Morreu neste domingo, dia 19, o historiador e musicólogo Régis Duprat. Ele estava com 91 anos. Duprat foi um dos principais pensadores da música brasileira, envolvendo-se tanto com a defesa da nova criação quanto com o trabalho de resgate de obras e autores do período colonial.
Régis Duprat estudou viola com Johanes Oesner e contraponto e composição com Olivier Toni e Claudio Santoro. Como instrumentista, teve atuação marcante nos anos 1950 e 1960 em diversos grupos brasileiros, sejam eles de câmara ou sinfônicos. Ao mesmo tempo, investia em uma formação multidisciplinar. Estudou História na Universidade de São Paulo, tendo mestres como Sérgio Buarque de Holanda; na USP, também foi aluno de sociologia de Florestan Fernandes e de antropologia de Egon Shaden. Especializou-se em Estética com Gilda de Melo e Souza. E, em Paris, estudou com o musicólogo Jacques Chailley e trabalhou com o historiador Fernand Braudel.
A formação múltipla, ele contou em entrevista de 2010 à Revista Brasileira de Música, sempre permitiu que cada área se comunicasse com a outra. “Seguramente, não só o instrumentista e intérprete garantiu uma visão endógena da partitura, mas também o conhecimento in loco do repertório solista, camerístico, orquestral e popular. Usufrui também o estudioso inveterado de Harmonia, Contraponto e Análise, que podia projetar na prática da audição cotidiana os problemas gerais da linguagem musical. Igualmente o restaurador e editor que se valeu dessa experiência para tratar com objetividade, economia e praticidade as revisões de partituras de 200 anos atrás.”
Em 1963, Duprat foi um dos signatários do “Manifesto Música Nova”, defendendo o “compromisso total com o mundo contemporâneo”. “A vivência das vanguardas, a pertença a um grupo ativíssimo em torno da Orquestra de Câmara de São Paulo que executava aquele repertório, integraram-me cedo na música contemporânea da época.
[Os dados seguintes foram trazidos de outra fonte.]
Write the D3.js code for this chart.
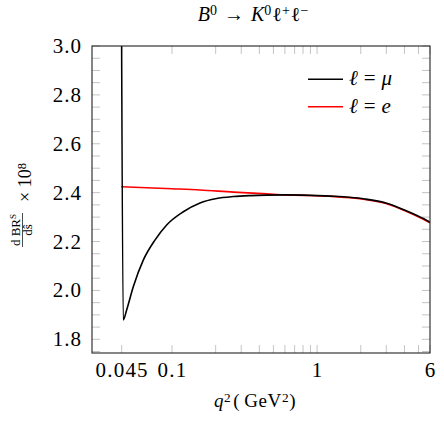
<!DOCTYPE html>
<html><head><meta charset="utf-8">
<script src="https://cdn.jsdelivr.net/npm/d3@7"></script>
<style>
body{margin:0;background:#fff}
svg text{font-family:'Liberation Serif','DejaVu Serif',serif;fill:#000}
</style>
</head><body>
<svg id="c" width="444" height="423"></svg>
<script>
// ---- data ----
const muQ = [0.04466, 0.0461, 0.0487, 0.0541, 0.0634, 0.0763, 0.0919, 0.1197, 0.156, 0.203, 0.265, 0.35, 0.45, 0.6, 0.8, 1.23, 2.09, 3.02, 4.15, 5.4, 6.0];
const muV = [3.5, 1.879, 1.920, 2.015, 2.124, 2.206, 2.268, 2.322, 2.358, 2.376, 2.384, 2.388, 2.390, 2.391, 2.390, 2.386, 2.375, 2.357, 2.325, 2.294, 2.279];
const eQ = [0.04466, 0.1, 0.156, 0.265, 0.45, 0.6, 0.8, 1.23, 2.09, 3.02, 4.15, 5.4, 6.0];
const eV = [2.424, 2.416, 2.411, 2.402, 2.395, 2.391, 2.389, 2.385, 2.373, 2.355, 2.323, 2.291, 2.277];
const xTickVals = [0.045, 0.1, 1, 6];
const xTickLabels = ["0.045", "0.1", "1", "6"];
const xMinorVals = [0.2, 0.3, 0.4, 0.5, 0.6, 0.7, 0.8, 0.9, 2, 3, 4, 5];
const yTickVals = [1.8, 2.0, 2.2, 2.4, 2.6, 2.8, 3.0];
const yMinorVals = [1.75,1.85,1.9,1.95,2.05,2.1,2.15,2.25,2.3,2.35,2.45,2.5,2.55,2.65,2.7,2.75,2.85,2.9,2.95];
const seriesSym = ["\u03bc", "e"];
const seriesColors = ["#000000", "#ff0000"];

// ---- layout ----
const L = 92, R = 430, T = 46, B = 353;
const svg = d3.select("#c");
const x = d3.scaleLog().domain([0.0281, 6.0]).range([L, R]);
const y = d3.scaleLinear().domain([1.744, 3.0]).range([B, T]);

svg.append("defs").append("clipPath").attr("id","clip")
  .append("rect").attr("x",L).attr("y",T).attr("width",R-L).attr("height",B-T);

// ticks (inside, both sides)
const tickCol = "#c4c4c4";
const gT = svg.append("g").attr("stroke", tickCol).attr("stroke-width", 1);
function xt(v, len){
  gT.append("line").attr("x1",x(v)).attr("x2",x(v)).attr("y1",B).attr("y2",B-len);
  gT.append("line").attr("x1",x(v)).attr("x2",x(v)).attr("y1",T).attr("y2",T+len);
}
function yt(v, len){
  gT.append("line").attr("y1",y(v)).attr("y2",y(v)).attr("x1",L).attr("x2",L+len);
  gT.append("line").attr("y1",y(v)).attr("y2",y(v)).attr("x1",R).attr("x2",R-len);
}
xTickVals.forEach(v=>xt(v,8)); xMinorVals.forEach(v=>xt(v,8));
yTickVals.forEach(v=>yt(v,8)); yMinorVals.forEach(v=>yt(v,8));

// curves
const gC = svg.append("g").attr("clip-path","url(#clip)");
const lineC = d3.line().x(d=>x(d[0])).y(d=>y(d[1])).curve(d3.curveMonotoneX);
gC.append("path").datum(eQ.map((q,i)=>[q,eV[i]]))
  .attr("d",lineC).attr("fill","none").attr("stroke",seriesColors[1]).attr("stroke-width",1.6);
gC.append("path").datum(muQ.map((q,i)=>[q,muV[i]]))
  .attr("d",lineC).attr("fill","none").attr("stroke",seriesColors[0]).attr("stroke-width",1.6);

// frame
svg.append("rect").attr("x",L).attr("y",T).attr("width",R-L).attr("height",B-T)
  .attr("fill","none").attr("stroke","#222").attr("stroke-width",1.1);

function txt(){ return svg.append("text"); }

// tick labels
xTickVals.forEach((v,i)=>{
  txt().attr("x",x(v)+0.5).attr("y",377).attr("text-anchor","middle")
    .attr("font-size",21).attr("letter-spacing",1.2).text(xTickLabels[i]);
});
yTickVals.forEach(v=>{
  txt().attr("x",82).attr("y",y(v)+7).attr("text-anchor","end")
    .attr("font-size",21).attr("letter-spacing",1).text(d3.format(".1f")(v));
});

// rich text helper
function rich(sel, segs, size){
  segs.forEach(s=>{
    const t = sel.append("tspan").text(s.t);
    if (s.it) t.attr("font-style","italic");
    if (s.dx) t.attr("dx", s.dx);
    if (s.sup){ t.attr("font-size", size*0.7).attr("baseline-shift","40%"); }
  });
}

// title
const title = txt().attr("x",253).attr("y",21).attr("text-anchor","middle").attr("font-size",20);
rich(title, [{t:"B",it:1},{t:"0",sup:1},{t:"\u2192",dx:7},{t:"K",it:1,dx:7},{t:"0",sup:1},{t:"\u2113",dx:1},{t:"+",sup:1},{t:"\u2113",dx:1},{t:"\u2212",sup:1}], 20);

// x label
const xl = txt().attr("x",255).attr("y",407).attr("text-anchor","middle").attr("font-size",19).attr("letter-spacing",0.6);
rich(xl, [{t:"q",it:1},{t:"2",sup:1},{t:"(",dx:2},{t:"GeV",dx:4},{t:"2",sup:1},{t:")"}], 19);

// y label
const gy = svg.append("g").attr("transform","translate(22.5,204) rotate(-90)");
const num = gy.append("text").attr("x",-26).attr("y",-3).attr("text-anchor","middle").attr("font-size",13);
rich(num, [{t:"d BR"},{t:"S",sup:1}], 13);
gy.append("text").attr("x",-26).attr("y",9).attr("text-anchor","middle").attr("font-size",13).text("d\u015d");
gy.append("line").attr("x1",-43).attr("x2",-9).attr("y1",0).attr("y2",0).attr("stroke","#000").attr("stroke-width",0.7);
const tx = gy.append("text").attr("x",2).attr("y",8).attr("font-size",18);
rich(tx, [{t:"\u00d7 10"},{t:"8",sup:1}], 18);

// legend
const legY = [79.3, 106.7];
seriesSym.forEach((s,i)=>{
  svg.append("line").attr("x1",308).attr("x2",343).attr("y1",legY[i]).attr("y2",legY[i])
    .attr("stroke",seriesColors[i]).attr("stroke-width",1.6);
  const t = txt().attr("x",349).attr("y",legY[i]+6).attr("font-size",21);
  rich(t, [{t:"\u2113",it:1},{t:"=",dx:6},{t:s,it:1,dx:6}], 21);
});
</script>
</body></html>
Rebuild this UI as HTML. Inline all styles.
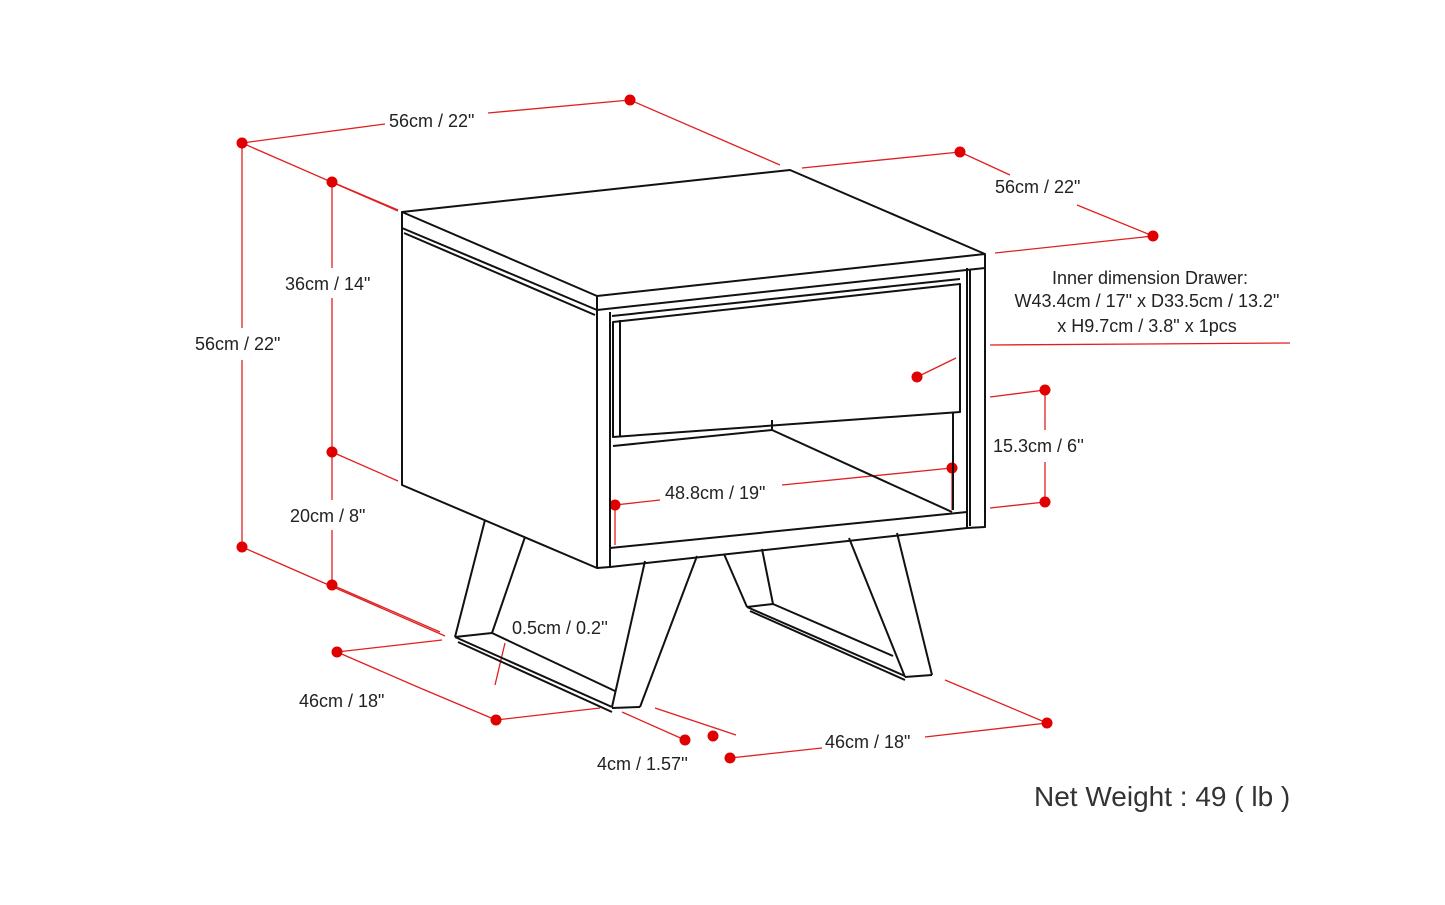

Além disso, o contato de amizade estreita com os poetas concretistas: Haroldo e Augusto de Campos, Décio Pignatari, José Lino Grünewald completavam o círculo. Não foi outra a razão do Manifesto ser publicado na Revista Invenção, dos poetas concretos, sintonizados com as nossas posturas na música e nós com eles. O mesmo número 3 da revista publicou também poemas concretos meus e reportagens sobre eventos musicais da música contemporânea que fiz de Paris, onde eu residia quando da publicação do Manifesto”, contou na mesma entrevista citada acima.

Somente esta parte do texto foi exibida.